Woollies don’t bite. In fact they’re scrupulously careful not to, and any finger detected by their exquisitely sensitive lips is avoided or daintily spat out. Again, just as well. I’ve only brushed a tooth once, in the early days of hand-feeding; sharp as a metal rasp, the merest touch almost drew blood. It’s weirdly fascinating to watch; the delicate jaws so narrow Sob and Sox can feed from the same palm (or same picnic plate, as I was charmed to discover at their anniversary party last month – their table manners are dreadful), the velvety mouths and tiny white teeth capable of browsing with millimetre precision, yet also of demolishing saplings and the most hostile vegetation in jig time because:
Woollies can eat anything, apparently. Hawthorn, thistles, brambles, nettles, dock – no problem. Ragwort and giant hogweed, which would probably kill commercial breeds raised on rye-grass and sheep pellets but which Hubcap will now have to cultivate in a sheep-proof zone for the sake of his precious cinnabar moths, hoverflies and honey bees. Toxic trees like elder and cherry, astringent analgesic willow, acidic, tannin-laden oak – Sweater and Socks will scrunch acorns down by the bushel, shells and all – we try to limit their intake of these and other supposedly harmful things, but the condition of their poo (inspected daily/minutely and sent off for annual worm-count) suggests all three are worm-free/in perfect digestive health. I suppose it makes evolutionary sense; native breeds in marginal environments would be genetically programmed to exploit any/every food source, particularly plants shunned by other grazers, and a regular intake of harsh chemicals must make their guts very uncomfortable for the average parasite.
Woollies’ favourite food is tree. Any species: catkins, green hazelnuts, tender twigs, whatever, they can strip leaves off an armload of boughs like a swarm of locusts, then strip the bark off what’s left. It’s awesome to behold and means that every young tree in areas they frequent has to be widely barricaded, or somesheep (mentioning no names, Soboray Woollie-Doggett) will use the fencing as a ladder to eat off every branch he can reach, then ring-bark it to death.

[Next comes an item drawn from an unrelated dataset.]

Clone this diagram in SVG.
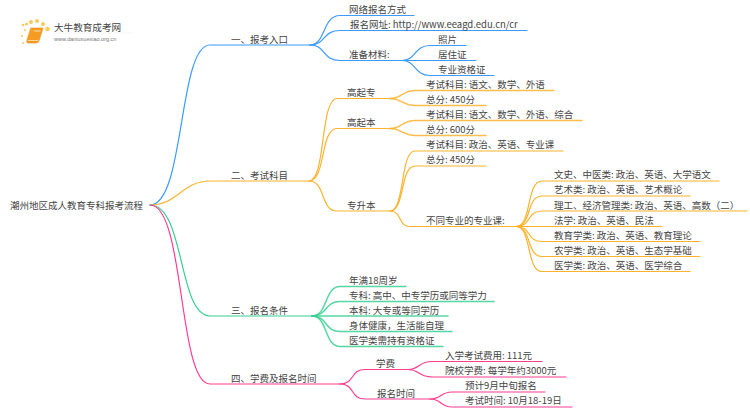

Consequently, they got very peeved last winter when there were no leaves left and we’d failed, as we failed again this year, to gather any green boughs for drying into tree-hay. Of course, they do eat grass too and can flatten a pasture in a couple of weeks, but it often seems like a poor second if there’s anything more interesting to be had on the other side of the fence; and their individual tastes are fascinating. Sweater will try anything/everything, and usually eat it with relish. Socks loves any apple, core and all; Soboray ignores or spits any but sweet red eaters. Socks dislikes acorns whereas Sweat and Sob adore them. Everysheep likes Rooty Treats provided they’re diced small, and they’d probably scoff muesli till they burst if we let them; a certain sheep (guess who) has even started attacking the plastic dustbin where we keep the sack in his zeal to get at it.

All in all, contrary to my fears, our first year of shepherding has been massive fun, and the lads’ simple sheepy company a massive tonic and consolation after the sad loss of our beloved Henry Wowler. And to my great relief and pride, it’s been a success in that all three are still with us, bright-eyed, glossy-faced and clean-bottomed, seemingly happy, and with enough spare energy to play – Hubcap’s ‘sheeplechase’ video of them chasing each other up and down the long, curving beckside paddock (they stopped for a conflab then walked off as if embarrassed when they finally noticed him filming) still reduces us to helpless laughter no matter how often we watch it. What an acquisition and asset to the site they’re proving to be… Happy 1st Anniversary, Wonderful Woollies!